Every week I have the same conversation with at least one business owner.
Revenue is growing. Orders are coming in. Profit margins are decent. But there’s no money in the till. Salaries are paid with difficulty. Suppliers are being delayed. A new opportunity arises — and it can’t be seized.
The problem isn’t poor management. The problem is the failure to understand the difference between profit and cash.
Profit is calculated on an accrual basis. Revenue is recorded the moment you issue an invoice — even if the customer hasn’t paid yet. Cash is something entirely different: the real money in your bank account. Not the invoice — the collection.
“Profit is an opinion. Cash is a fact.”
Why Can Growth Be the Enemy of Cash?
Working Capital Trap: You give your customer 90 days to pay. You pay your supplier in 30 days. You finance the 60-day gap yourself. As turnover increases, this gap grows.
Investment Timing: CAPEX is paid upfront; returns come months later. The gap between cash-out and cash-in is the chronic problem of growing companies.
Inventory Buildup: Growth often requires higher inventory. But inventory sitting on shelves is frozen cash.
What Can Be Done?
Cash management is not a crisis tool. It’s a discipline that needs to be built into daily operations.

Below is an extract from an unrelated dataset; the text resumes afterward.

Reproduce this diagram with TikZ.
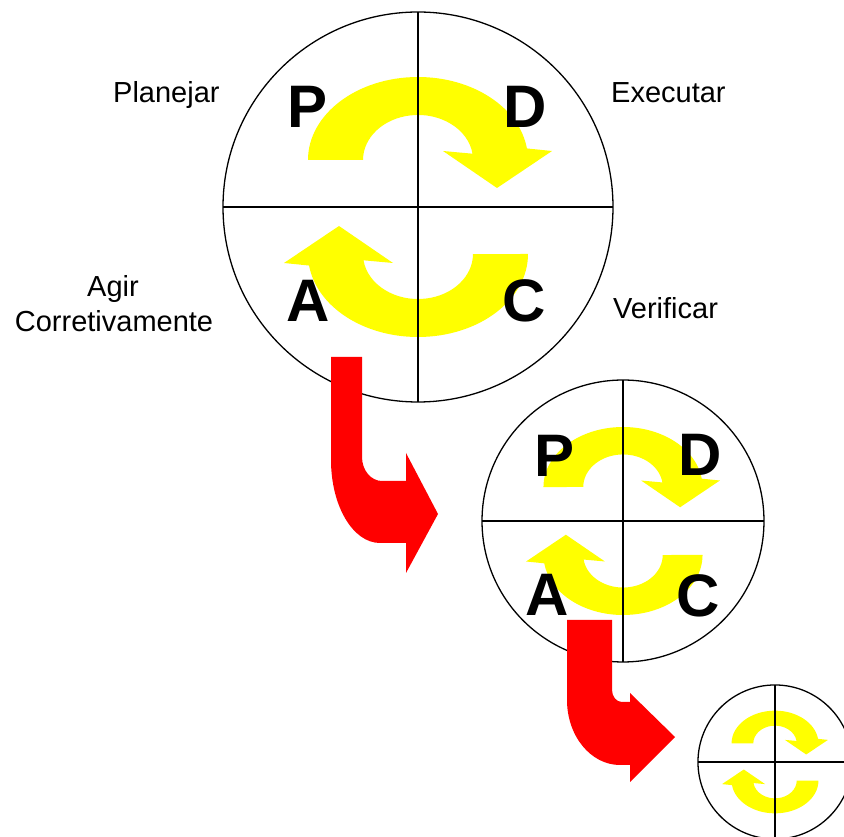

Key metrics to track: cash conversion cycle, days payable outstanding, days receivable outstanding, days of inventory.
The first step is to understand exactly where and why the cash squeeze is occurring. The second is to build a cash flow projection — not as an annual exercise, but as a living management tool.
Profitable companies can become cash-poor. But companies that understand cash dynamics can grow profitably and sustainably.